### Entries with chart source code
····················
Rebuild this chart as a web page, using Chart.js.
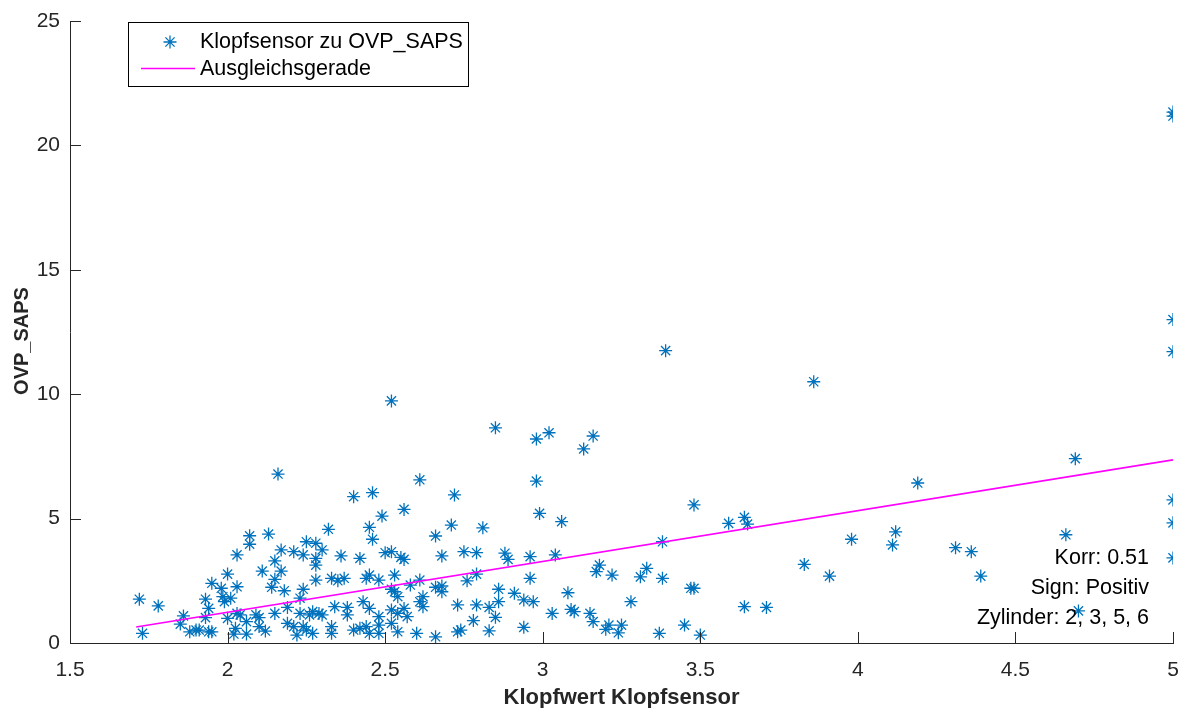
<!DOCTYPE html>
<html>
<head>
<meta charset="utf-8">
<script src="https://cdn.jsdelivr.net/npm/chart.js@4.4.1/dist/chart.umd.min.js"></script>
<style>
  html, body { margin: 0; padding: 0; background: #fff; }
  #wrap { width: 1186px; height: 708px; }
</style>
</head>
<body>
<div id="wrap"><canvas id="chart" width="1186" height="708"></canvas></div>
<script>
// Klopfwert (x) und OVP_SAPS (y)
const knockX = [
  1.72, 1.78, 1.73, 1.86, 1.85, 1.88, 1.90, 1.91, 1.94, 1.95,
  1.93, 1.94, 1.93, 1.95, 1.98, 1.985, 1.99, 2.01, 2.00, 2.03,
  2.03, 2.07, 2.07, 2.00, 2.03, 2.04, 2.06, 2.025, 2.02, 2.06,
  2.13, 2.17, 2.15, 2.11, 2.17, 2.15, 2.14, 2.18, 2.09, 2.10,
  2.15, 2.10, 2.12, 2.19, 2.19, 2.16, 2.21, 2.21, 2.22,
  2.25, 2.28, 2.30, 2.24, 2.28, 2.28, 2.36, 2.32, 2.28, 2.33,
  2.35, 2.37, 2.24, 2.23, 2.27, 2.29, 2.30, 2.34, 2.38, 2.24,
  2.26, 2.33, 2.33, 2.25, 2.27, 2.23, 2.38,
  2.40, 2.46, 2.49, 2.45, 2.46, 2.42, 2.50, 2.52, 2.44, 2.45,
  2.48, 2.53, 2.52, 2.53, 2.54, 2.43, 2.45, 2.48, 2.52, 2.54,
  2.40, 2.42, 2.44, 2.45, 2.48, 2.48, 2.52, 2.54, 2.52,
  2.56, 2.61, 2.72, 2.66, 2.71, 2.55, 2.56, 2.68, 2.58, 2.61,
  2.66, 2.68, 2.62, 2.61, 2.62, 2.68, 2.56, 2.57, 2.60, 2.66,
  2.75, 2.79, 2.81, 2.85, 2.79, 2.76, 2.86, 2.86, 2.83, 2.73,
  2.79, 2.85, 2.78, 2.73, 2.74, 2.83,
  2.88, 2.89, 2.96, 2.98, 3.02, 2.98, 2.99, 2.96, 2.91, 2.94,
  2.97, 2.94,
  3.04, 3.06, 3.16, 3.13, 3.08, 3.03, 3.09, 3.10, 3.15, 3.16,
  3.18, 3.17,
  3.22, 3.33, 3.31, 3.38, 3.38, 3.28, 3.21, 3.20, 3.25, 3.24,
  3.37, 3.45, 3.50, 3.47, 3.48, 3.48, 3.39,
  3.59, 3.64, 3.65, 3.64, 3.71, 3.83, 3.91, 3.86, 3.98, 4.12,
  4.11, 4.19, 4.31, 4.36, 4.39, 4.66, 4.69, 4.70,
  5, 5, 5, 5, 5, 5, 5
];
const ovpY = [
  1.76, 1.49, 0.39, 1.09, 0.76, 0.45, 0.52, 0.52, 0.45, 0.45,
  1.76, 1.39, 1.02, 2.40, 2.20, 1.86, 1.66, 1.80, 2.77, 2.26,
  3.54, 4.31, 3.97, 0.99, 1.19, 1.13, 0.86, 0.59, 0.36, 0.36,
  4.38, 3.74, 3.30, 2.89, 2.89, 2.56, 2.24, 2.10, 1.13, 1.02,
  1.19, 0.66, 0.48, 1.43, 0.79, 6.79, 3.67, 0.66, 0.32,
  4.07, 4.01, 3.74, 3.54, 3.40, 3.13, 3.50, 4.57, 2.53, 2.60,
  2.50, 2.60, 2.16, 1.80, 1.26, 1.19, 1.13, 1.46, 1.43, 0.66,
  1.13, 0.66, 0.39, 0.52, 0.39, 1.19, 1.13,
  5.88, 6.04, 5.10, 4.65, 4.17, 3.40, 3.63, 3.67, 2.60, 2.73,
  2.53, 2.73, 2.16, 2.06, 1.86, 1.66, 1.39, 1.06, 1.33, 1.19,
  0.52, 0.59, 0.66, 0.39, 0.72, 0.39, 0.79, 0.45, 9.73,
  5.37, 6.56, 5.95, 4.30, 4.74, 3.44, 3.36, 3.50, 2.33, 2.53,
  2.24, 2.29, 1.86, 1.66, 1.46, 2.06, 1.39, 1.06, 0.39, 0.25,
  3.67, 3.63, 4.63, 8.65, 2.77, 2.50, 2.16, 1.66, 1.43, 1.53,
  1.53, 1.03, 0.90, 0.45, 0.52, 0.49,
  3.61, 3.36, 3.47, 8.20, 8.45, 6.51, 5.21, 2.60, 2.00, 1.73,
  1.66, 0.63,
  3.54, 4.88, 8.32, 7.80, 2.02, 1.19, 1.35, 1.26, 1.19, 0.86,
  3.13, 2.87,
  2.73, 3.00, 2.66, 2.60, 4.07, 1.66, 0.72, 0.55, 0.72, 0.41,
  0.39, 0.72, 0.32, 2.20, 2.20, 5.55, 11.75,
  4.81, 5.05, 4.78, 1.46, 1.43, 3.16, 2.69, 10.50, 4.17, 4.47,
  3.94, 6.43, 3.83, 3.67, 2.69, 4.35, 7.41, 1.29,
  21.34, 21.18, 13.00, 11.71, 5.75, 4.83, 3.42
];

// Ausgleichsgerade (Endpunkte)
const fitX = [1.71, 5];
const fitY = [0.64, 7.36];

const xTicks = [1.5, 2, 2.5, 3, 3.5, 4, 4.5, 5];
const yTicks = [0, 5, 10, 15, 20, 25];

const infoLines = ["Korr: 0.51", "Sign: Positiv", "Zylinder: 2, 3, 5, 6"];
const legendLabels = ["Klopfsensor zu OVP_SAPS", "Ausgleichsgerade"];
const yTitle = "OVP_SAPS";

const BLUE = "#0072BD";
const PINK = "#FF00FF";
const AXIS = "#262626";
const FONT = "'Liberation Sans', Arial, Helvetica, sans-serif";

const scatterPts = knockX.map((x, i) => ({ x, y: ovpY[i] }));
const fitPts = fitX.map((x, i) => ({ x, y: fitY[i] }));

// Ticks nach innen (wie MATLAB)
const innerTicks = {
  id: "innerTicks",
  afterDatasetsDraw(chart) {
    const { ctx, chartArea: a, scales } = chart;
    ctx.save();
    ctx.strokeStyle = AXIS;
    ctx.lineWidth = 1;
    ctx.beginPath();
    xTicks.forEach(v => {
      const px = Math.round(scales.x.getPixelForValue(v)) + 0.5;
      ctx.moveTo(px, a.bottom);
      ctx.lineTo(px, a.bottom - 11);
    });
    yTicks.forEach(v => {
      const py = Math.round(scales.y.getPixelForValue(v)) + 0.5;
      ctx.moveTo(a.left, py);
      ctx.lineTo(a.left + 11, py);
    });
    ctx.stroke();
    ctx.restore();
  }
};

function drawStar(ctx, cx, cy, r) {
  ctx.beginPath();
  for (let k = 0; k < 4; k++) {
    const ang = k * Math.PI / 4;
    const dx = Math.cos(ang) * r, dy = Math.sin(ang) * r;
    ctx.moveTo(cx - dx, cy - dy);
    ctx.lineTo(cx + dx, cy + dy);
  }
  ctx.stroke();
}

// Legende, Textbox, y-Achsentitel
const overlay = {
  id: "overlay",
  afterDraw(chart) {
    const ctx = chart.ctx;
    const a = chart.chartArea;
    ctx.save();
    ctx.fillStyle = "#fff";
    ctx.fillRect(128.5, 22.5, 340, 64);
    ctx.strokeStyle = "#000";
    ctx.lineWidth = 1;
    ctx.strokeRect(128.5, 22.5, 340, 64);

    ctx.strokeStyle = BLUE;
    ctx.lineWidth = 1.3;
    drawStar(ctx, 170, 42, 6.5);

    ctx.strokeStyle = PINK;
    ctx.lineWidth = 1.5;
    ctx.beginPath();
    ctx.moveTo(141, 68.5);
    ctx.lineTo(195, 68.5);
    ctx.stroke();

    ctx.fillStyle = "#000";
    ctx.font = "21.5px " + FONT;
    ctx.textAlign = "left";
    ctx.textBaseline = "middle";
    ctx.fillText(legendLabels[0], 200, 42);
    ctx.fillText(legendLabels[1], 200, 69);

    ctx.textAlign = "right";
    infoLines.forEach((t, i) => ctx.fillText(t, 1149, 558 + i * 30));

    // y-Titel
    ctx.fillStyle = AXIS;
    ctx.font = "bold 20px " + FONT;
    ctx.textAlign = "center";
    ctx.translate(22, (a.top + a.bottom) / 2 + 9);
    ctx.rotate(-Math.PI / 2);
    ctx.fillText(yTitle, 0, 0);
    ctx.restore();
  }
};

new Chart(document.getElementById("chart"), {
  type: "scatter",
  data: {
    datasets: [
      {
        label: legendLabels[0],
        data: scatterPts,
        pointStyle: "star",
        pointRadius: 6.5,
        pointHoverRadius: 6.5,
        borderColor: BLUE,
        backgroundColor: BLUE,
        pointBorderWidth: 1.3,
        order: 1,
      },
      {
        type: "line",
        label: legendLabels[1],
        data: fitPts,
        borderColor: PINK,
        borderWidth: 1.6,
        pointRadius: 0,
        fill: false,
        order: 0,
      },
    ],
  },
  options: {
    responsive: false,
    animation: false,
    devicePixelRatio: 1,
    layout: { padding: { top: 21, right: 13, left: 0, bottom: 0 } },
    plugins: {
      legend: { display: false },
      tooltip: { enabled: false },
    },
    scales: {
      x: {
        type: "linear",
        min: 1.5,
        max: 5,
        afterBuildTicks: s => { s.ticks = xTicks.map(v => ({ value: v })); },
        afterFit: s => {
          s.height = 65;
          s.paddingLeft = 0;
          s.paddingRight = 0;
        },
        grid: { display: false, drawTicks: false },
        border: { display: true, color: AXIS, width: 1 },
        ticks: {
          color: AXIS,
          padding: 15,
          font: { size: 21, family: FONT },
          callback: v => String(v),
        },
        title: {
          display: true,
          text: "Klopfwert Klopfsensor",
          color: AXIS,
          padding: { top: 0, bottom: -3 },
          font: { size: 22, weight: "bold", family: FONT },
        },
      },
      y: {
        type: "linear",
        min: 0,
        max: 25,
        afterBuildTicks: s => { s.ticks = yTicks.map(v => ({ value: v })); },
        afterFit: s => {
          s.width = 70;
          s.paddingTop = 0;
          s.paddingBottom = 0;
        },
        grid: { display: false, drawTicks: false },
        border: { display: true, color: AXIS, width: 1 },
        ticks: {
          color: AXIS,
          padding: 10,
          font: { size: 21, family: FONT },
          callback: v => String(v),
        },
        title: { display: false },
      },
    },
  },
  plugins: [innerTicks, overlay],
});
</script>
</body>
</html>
····················
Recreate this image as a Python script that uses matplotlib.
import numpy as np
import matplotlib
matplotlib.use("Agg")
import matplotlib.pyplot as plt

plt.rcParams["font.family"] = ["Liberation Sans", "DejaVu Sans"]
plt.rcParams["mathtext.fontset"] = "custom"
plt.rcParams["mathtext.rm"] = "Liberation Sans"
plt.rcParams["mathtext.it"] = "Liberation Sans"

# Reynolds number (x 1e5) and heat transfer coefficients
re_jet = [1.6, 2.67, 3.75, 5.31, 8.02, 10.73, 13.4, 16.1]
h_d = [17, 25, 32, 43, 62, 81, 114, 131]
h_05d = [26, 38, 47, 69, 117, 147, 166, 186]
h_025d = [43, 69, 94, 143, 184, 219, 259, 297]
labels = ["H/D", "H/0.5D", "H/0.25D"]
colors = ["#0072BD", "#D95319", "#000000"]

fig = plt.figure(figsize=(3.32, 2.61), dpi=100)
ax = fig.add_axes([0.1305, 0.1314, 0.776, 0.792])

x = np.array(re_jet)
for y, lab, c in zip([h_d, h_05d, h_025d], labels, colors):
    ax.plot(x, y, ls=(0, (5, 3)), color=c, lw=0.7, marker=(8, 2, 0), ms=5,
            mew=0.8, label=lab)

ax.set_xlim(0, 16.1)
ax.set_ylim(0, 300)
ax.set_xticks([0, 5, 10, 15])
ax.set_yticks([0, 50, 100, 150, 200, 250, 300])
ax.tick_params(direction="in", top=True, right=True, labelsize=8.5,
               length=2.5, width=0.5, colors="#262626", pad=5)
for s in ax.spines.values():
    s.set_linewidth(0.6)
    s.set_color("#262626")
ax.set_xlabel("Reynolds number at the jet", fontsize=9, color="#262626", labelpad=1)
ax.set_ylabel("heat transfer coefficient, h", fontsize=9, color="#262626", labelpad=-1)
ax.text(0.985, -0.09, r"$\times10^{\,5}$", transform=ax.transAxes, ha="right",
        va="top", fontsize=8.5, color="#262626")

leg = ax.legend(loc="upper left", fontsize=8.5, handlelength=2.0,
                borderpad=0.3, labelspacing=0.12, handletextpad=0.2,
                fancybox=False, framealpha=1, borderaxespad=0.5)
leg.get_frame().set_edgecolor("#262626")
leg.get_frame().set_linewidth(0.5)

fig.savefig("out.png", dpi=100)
····················
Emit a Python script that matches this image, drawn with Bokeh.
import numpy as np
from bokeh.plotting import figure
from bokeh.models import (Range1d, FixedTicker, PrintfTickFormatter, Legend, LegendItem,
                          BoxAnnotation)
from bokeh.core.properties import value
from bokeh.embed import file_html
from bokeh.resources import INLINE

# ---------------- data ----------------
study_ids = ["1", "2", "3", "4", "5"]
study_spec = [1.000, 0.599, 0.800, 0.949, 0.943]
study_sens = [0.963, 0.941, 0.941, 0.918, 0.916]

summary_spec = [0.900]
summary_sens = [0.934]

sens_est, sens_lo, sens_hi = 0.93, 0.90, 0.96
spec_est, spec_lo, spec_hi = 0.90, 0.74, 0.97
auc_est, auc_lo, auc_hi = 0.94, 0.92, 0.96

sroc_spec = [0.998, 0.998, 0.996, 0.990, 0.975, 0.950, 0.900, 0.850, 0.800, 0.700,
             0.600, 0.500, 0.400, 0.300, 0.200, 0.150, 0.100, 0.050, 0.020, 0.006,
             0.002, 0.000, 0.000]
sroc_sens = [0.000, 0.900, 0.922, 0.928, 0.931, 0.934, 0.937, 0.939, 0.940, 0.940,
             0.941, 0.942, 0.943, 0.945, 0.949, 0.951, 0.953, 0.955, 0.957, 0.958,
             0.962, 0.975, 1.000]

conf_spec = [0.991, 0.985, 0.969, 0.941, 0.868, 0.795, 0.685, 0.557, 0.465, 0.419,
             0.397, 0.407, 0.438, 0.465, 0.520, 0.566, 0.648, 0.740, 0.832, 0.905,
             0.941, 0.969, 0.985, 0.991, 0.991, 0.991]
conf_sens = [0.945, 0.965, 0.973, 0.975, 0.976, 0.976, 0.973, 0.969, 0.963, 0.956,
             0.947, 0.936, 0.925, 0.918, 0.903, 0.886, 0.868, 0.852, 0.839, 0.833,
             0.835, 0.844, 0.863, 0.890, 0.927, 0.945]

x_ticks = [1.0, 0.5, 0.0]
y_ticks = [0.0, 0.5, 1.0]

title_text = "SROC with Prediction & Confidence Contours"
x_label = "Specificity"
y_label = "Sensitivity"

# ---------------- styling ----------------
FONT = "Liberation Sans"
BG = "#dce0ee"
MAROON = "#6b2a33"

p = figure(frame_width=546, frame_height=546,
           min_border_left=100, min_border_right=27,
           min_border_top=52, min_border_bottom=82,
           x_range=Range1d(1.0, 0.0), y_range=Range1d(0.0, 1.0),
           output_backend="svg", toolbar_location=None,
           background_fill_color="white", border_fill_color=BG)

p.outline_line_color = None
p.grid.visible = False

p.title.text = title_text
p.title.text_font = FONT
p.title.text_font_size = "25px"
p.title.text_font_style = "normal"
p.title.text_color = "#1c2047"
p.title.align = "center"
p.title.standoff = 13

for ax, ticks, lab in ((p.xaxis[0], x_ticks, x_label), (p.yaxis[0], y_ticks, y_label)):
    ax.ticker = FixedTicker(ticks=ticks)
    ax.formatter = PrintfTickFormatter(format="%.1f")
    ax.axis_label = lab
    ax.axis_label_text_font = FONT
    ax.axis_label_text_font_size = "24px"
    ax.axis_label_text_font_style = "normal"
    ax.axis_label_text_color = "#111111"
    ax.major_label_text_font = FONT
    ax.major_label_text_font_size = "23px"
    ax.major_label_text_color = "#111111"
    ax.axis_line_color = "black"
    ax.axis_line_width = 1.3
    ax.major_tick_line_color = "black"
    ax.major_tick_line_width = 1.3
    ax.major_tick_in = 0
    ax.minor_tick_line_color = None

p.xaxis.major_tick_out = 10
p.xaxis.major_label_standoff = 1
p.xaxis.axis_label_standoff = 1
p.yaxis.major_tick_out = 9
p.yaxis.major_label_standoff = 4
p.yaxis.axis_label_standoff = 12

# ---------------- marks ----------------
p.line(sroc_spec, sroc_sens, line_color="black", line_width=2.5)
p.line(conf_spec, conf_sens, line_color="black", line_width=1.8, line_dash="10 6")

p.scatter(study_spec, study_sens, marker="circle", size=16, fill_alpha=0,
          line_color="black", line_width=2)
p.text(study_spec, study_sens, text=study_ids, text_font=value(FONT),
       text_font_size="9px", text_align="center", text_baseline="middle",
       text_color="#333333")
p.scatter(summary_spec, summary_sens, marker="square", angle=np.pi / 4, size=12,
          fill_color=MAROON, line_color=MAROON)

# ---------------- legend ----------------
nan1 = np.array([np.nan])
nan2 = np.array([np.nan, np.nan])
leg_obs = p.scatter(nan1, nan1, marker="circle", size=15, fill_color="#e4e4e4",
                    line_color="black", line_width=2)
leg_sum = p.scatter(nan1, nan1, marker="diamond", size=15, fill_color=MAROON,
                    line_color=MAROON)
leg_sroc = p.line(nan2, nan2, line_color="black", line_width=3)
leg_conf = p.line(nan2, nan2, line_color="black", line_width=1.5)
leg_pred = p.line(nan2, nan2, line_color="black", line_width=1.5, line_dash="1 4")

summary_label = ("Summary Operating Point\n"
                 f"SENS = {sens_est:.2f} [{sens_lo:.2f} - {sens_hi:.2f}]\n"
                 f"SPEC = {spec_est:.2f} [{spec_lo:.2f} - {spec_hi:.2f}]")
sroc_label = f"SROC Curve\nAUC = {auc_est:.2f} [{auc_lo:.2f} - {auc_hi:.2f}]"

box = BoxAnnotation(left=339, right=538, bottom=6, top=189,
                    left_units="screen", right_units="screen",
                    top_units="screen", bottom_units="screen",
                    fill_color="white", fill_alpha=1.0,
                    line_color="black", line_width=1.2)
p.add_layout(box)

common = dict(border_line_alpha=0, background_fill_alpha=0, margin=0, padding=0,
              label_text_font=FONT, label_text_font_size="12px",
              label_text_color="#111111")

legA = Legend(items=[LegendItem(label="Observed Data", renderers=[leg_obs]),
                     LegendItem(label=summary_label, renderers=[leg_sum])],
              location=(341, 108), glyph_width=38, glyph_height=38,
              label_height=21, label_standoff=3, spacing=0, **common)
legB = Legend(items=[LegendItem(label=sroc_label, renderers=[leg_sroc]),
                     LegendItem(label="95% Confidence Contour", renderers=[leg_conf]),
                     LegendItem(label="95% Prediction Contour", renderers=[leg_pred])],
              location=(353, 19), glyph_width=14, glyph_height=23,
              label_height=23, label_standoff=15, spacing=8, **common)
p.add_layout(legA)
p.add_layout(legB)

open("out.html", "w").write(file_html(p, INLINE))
····················
### Challenge
Copy out all lines that carry the word "this".

### Answer in full
Rebuild this chart as a web page, using Chart.js.
Recreate this image as a Python script that uses matplotlib.
Emit a Python script that matches this image, drawn with Bokeh.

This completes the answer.